Berpangkal dari informasi ini, tiga peneliti angkat bicara dalam Seminar dan Pameran bertajuk "Jejak Kapur Barus dan Kemenyan Asal Sumatera Utara dalam Peradaban Dunia" yang digelar di Vip Room Serbaguna Universitas Negeri Medan, baru-baru ini. Para narasumber itu, tak lain, Dr. Asnawi, ahli kapur barus (peneliti hasil hutan) dari Balai Penelitian Kementerian Lingkungan Hidup, Eri Sudewo, M.Hum, arkeolog dari Balai Arkeologi Sumatera Utara dan Dr. Phil Ichwan Azhari dari Pussis Unimed.
Asnawi mencoba membuka sesinya dengan menampilkan karakteristik tanaman kapur barus, kristal dan minyak kapur barus. Menurutnya, tumbuhan penghasil getah kapur barus hanya ada di wilayah Sumatera Utara dan Jambi.
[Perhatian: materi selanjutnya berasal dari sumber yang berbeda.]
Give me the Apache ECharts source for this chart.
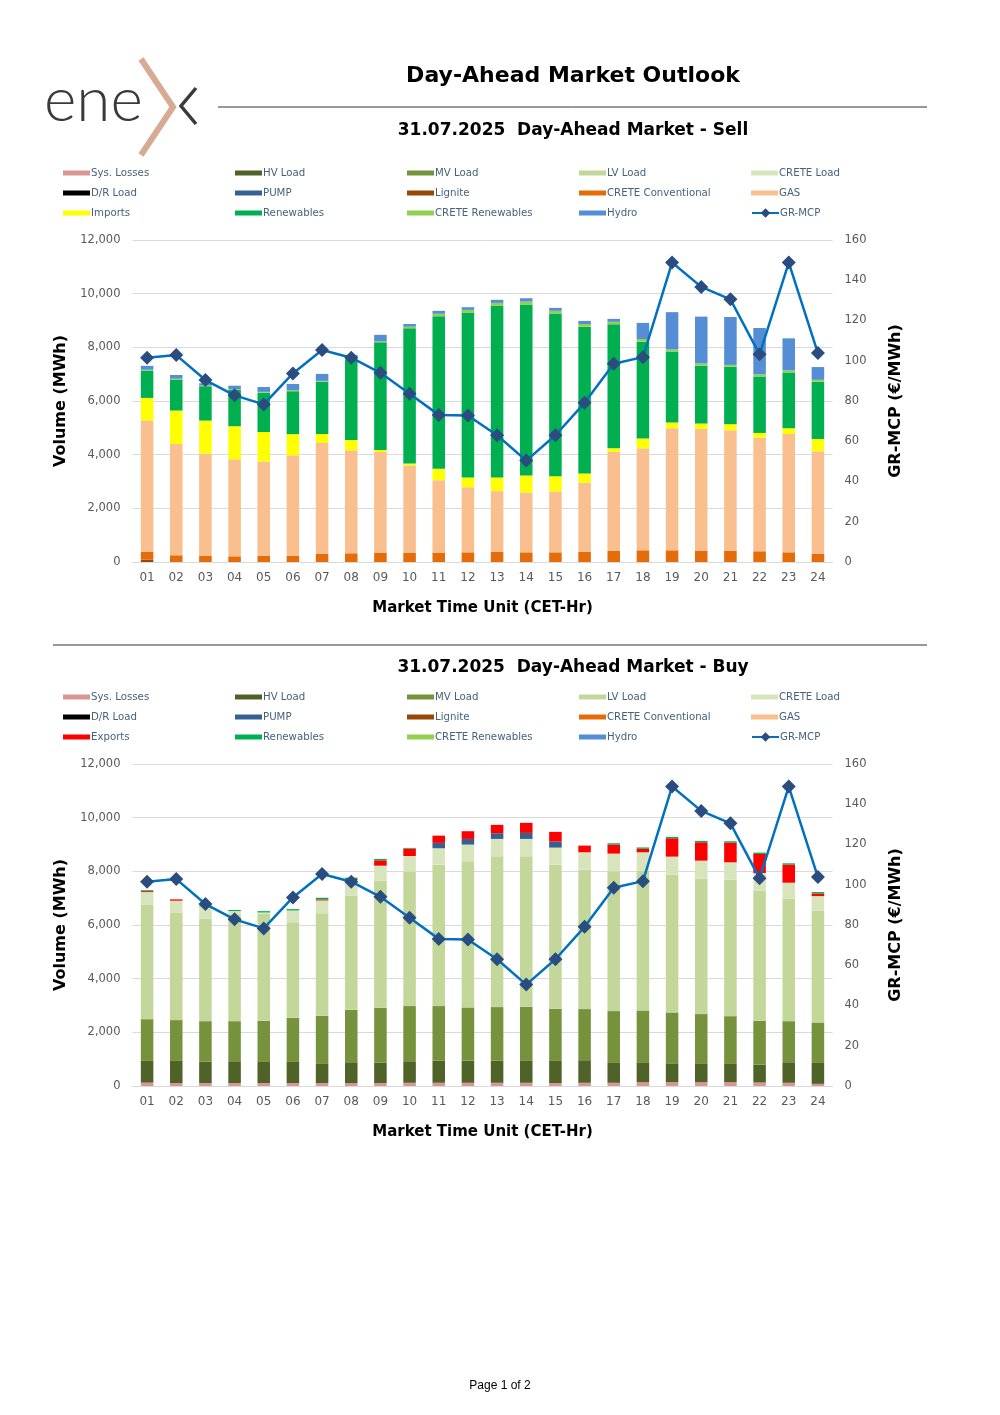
<!DOCTYPE html>
<html>
<head>
<meta charset="utf-8">
<script src="https://cdn.jsdelivr.net/npm/echarts@6/dist/echarts.min.js"></script>
<style>
html,body{margin:0;padding:0;background:#fff;}
#c{width:1000px;height:1415px;}
</style>
</head>
<body>
<div id="c"></div>
<script>
const hours = ['01','02','03','04','05','06','07','08','09','10','11','12','13','14','15','16','17','18','19','20','21','22','23','24'];
const volTicks = [0, 12000, 2000];
const priceTicks = [0, 160, 20];

// GR-MCP (€/MWh)
const mcp = [101.5,102.8,90.4,82.8,78.3,93.7,105.3,101.5,94.0,83.6,73.1,72.8,63.0,50.4,63.0,79.1,98.5,101.8,148.8,136.7,130.5,103.2,148.8,103.8];

// SELL (MWh)
const sellLignite = [87,0,0,0,0,0,0,0,0,0,0,0,0,0,0,0,0,0,0,0,0,0,0,0];
const sellCreteConv = [287,250,237,212,224,224,300,324,336,336,349,360,386,360,360,386,411,436,436,424,424,399,361,300];
const sellGas = [4896,4150,3800,3613,3526,3750,4135,3836,3760,3264,2700,2430,2255,2230,2270,2567,3690,3800,4550,4536,4486,4236,4409,3825];
const sellImports = [845,1245,1233,1235,1095,790,335,388,75,75,425,360,510,635,570,347,135,365,210,200,225,175,215,460];
const sellRenewables = [1020,1155,1280,1350,1465,1600,1950,3010,4015,5035,5685,6145,6395,6370,6060,5470,4625,3610,2645,2155,2145,2105,2080,2130];
const sellCreteRen = [30,30,30,30,30,40,30,40,40,60,90,100,110,110,100,100,90,100,80,85,65,80,75,75];
const sellHydro = [145,140,80,130,180,230,260,120,240,100,110,100,115,125,110,115,110,600,1390,1745,1785,1725,1195,475];

// BUY (MWh)
const buyLosses = [125,110,110,110,110,110,110,110,110,120,120,120,120,120,110,120,120,140,140,140,140,130,120,80];
const buyHV = [810,825,800,812,787,787,712,775,762,802,827,827,827,815,825,840,740,720,682,682,682,667,765,780];
const buyMV = [1557,1520,1507,1495,1533,1645,1795,1955,2043,2056,2031,1981,1993,2018,1943,1906,1931,1956,1919,1857,1782,1633,1532,1507];
const buyLV = [4261,4000,3813,3983,3987,3563,3825,4260,4735,5009,5271,5445,5620,5607,5371,5196,5209,5214,5134,5046,5084,4859,4561,4175];
const buyCrete = [474,450,460,120,50,436,473,575,560,585,611,623,648,648,635,648,660,680,673,673,648,648,598,535];
const buyPump = [0,0,0,0,0,0,0,0,0,0,200,212,212,224,224,0,0,0,0,0,0,0,0,0];
const buyExports = [35,50,0,0,0,0,40,40,200,275,270,287,311,374,362,249,336,130,685,685,735,710,673,100];
const buyRenewables = [35,0,30,40,50,50,60,50,50,25,0,0,0,0,0,0,50,50,50,50,50,50,50,50];

const colors = {
  'Sys. Losses':'#DA9694','HV Load':'#4F6228','MV Load':'#76923C','LV Load':'#C4D79B','CRETE Load':'#D8E4BC',
  'D/R Load':'#000000','PUMP':'#366092','Lignite':'#974706','CRETE Conventional':'#E46C0A','GAS':'#FABF8F',
  'Imports':'#FFFF00','Exports':'#FF0000','Renewables':'#00B050','CRETE Renewables':'#92D050','Hydro':'#558ED5'
};

const FONT = '"DejaVu Sans", sans-serif';
const axisGray = '#595959';

const sellSeries = [
  ['Sys. Losses', []],['HV Load', []],['MV Load', []],['LV Load', []],['CRETE Load', []],['D/R Load', []],['PUMP', []],
  ['Lignite', sellLignite],['CRETE Conventional', sellCreteConv],['GAS', sellGas],['Imports', sellImports],
  ['Renewables', sellRenewables],['CRETE Renewables', sellCreteRen],['Hydro', sellHydro]
];
const buySeries = [
  ['Sys. Losses', buyLosses],['HV Load', buyHV],['MV Load', buyMV],['LV Load', buyLV],['CRETE Load', buyCrete],['D/R Load', []],['PUMP', buyPump],
  ['Lignite', []],['CRETE Conventional', []],['GAS', []],['Exports', buyExports],
  ['Renewables', buyRenewables],['CRETE Renewables', []],['Hydro', []]
];

function barSeries(list, gi, stack) {
  return list.map(([name, data]) => ({
    name, type:'bar', stack, xAxisIndex: gi, yAxisIndex: gi*2,
    barWidth: '43%', data,
    itemStyle:{color: colors[name]}, emphasis:{disabled:true}, animation:false
  }));
}
function lineSeries(gi) {
  return {
    name:'GR-MCP', type:'line', xAxisIndex: gi, yAxisIndex: gi*2+1, data: mcp,
    symbol:'diamond', symbolSize:14, z:10,
    lineStyle:{color:'#0070C0', width:2.5},
    itemStyle:{color:'#2B4C7E'}, emphasis:{disabled:true}, animation:false
  };
}

const colLeft = [58, 230, 402, 574, 746];
const sellCols = [
  ['Sys. Losses','D/R Load','Imports'],
  ['HV Load','PUMP','Renewables'],
  ['MV Load','Lignite','CRETE Renewables'],
  ['LV Load','CRETE Conventional','Hydro'],
  ['CRETE Load','GAS']
];
const buyCols = [
  ['Sys. Losses','D/R Load','Exports'],
  ['HV Load','PUMP','Renewables'],
  ['MV Load','Lignite','CRETE Renewables'],
  ['LV Load','CRETE Conventional','Hydro'],
  ['CRETE Load','GAS']
];
const legendText = {fontFamily: FONT, fontSize: 10.2, color:'#46627C', lineHeight:14, padding:[0,0,0,-4]};
function legends(cols, top) {
  const out = cols.map((names, i) => ({
    orient:'vertical', left: colLeft[i], top: top, data: names,
    itemWidth: 27, itemHeight: 5, itemGap: 6, selectedMode:false,
    icon:'rect', textStyle: legendText
  }));
  out.push({
    orient:'vertical', left: colLeft[4], top: top+40, data:['GR-MCP'],
    itemWidth: 27, itemHeight: 12, selectedMode:false, textStyle: legendText
  });
  return out;
}

function xAxis(gi) {
  return {
    type:'category', gridIndex: gi, data: hours,
    axisLine:{show:true, lineStyle:{color:'#D9D9D9', width:1}}, axisTick:{show:false},
    axisLabel:{color: axisGray, fontFamily: FONT, fontSize: 12, margin: 10},
    name:'Market Time Unit (CET-Hr)', nameLocation:'middle', nameGap: 39,
    nameTextStyle:{color:'#000', fontFamily: FONT, fontSize: 15, fontWeight:'bold'}
  };
}
function yAxes(gi) {
  return [{
    type:'value', gridIndex: gi, min: volTicks[0], max: volTicks[1], interval: volTicks[2],
    axisLine:{show:false}, axisTick:{show:false},
    splitLine:{lineStyle:{color:'#D9D9D9', width:1}},
    axisLabel:{color: axisGray, fontFamily: FONT, fontSize: 11.5, margin: 12,
      formatter: v => v.toLocaleString('en-US')},
    name:'Volume (MWh)', nameLocation:'middle', nameRotate: 90, nameGap: 64,
    nameTextStyle:{color:'#000', fontFamily: FONT, fontSize: 16, fontWeight:'bold'}
  },{
    type:'value', gridIndex: gi, position:'right', min: priceTicks[0], max: priceTicks[1], interval: priceTicks[2],
    axisLine:{show:false}, axisTick:{show:false}, splitLine:{show:false},
    axisLabel:{color: axisGray, fontFamily: FONT, fontSize: 11.5, margin: 12},
    name:'GR-MCP (€/MWh)', nameLocation:'middle', nameRotate: 90, nameGap: 55,
    nameTextStyle:{color:'#000', fontFamily: FONT, fontSize: 16, fontWeight:'bold'}
  }];
}

const chart = echarts.init(document.getElementById('c'), null, {renderer:'canvas'});
chart.setOption({
  backgroundColor:'#ffffff',
  animation:false,
  grid:[
    {left:132.5, width:700, top:240, height:322},
    {left:132.5, width:700, top:764, height:322}
  ],
  legend: [].concat(legends(sellCols, 161), legends(buyCols, 685)),
  xAxis:[xAxis(0), xAxis(1)],
  yAxis:[].concat(yAxes(0), yAxes(1)),
  series:[].concat(barSeries(sellSeries, 0, 'sell'), [lineSeries(0)], barSeries(buySeries, 1, 'buy'), [lineSeries(1)]),
  graphic:[
    {type:'text', style:{text:'ene', x:44, y:101, font:'300 62px Lato, sans-serif', fill:'#3A3A3A', align:'left', verticalAlign:'middle'}},
    {type:'polyline', shape:{points:[[141,59],[173,107],[141,155]]}, style:{stroke:'#D9AA93', lineWidth:6, fill:null}},
    {type:'polyline', shape:{points:[[196,88],[181,106],[196,124]]}, style:{stroke:'#3A3A3A', lineWidth:3.5, fill:null}},
    {type:'text', style:{text:'Day-Ahead Market Outlook', x:573, y:76, font:'bold 22px "DejaVu Sans", sans-serif', fill:'#000', align:'center', verticalAlign:'middle'}},
    {type:'line', shape:{x1:218, y1:107, x2:927, y2:107}, style:{stroke:'#333', lineWidth:1}},
    {type:'text', style:{text:'31.07.2025  Day-Ahead Market - Sell', x:573, y:131, font:'bold 17px "DejaVu Sans", sans-serif', fill:'#000', align:'center', verticalAlign:'middle'}},
    {type:'line', shape:{x1:53, y1:645, x2:927, y2:645}, style:{stroke:'#333', lineWidth:1}},
    {type:'text', style:{text:'31.07.2025  Day-Ahead Market - Buy', x:573, y:668, font:'bold 17px "DejaVu Sans", sans-serif', fill:'#000', align:'center', verticalAlign:'middle'}},
    {type:'text', style:{text:'Page 1 of 2', x:500, y:1386, font:'12px "Liberation Sans", Arial, sans-serif', fill:'#000', align:'center', verticalAlign:'middle'}}
  ]
});
</script>
</body>
</html>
Kemudian, Arkeolog Eri Sudewo mencoba mengungkapkan temuan-temuan kuno kemenyan, damar dan kapur barus dari eskavasi arkeologis di berbagai situs internasional sepasti Barus, Padang Lawas, Kota Cina, Pulau Kampai. Di situs Candi Simangambat, Mandailing Natal ditemukan jejak kemenyan damar dan kapur barus menandai masuknya kebudayaan hindu pada abad 9 hingga 11 Masehi. Kemenyan, damar dan kapur barus ini digunakan untuk penyembahan Dewa Siwa.
Di situs candi yang ada di Pasaman juga ditemukan benda berupa getah damar yang belum teridentifikasi. Diprediksi jejak damar itu digunakan sebagai alat memuja Dewa Budha namun tidak diketahui jenis dewa apa.
Begitu juga temuan pada masa Dinasti Sung dan data yang sama juga ditemukan di candi di daerah Trowulan, Jawa timur. Damar ini berfungsi sebagai materi untuk 'menghidupkan' candi bagi tradisi Hindu. Damar menjadi hal yang sakral dan profan. "Kalau tidak ada damar ini, tidak dapat disebut sebagai tempat peribadatan, ia hanya serupa rumah biasa," ujar Soedewo.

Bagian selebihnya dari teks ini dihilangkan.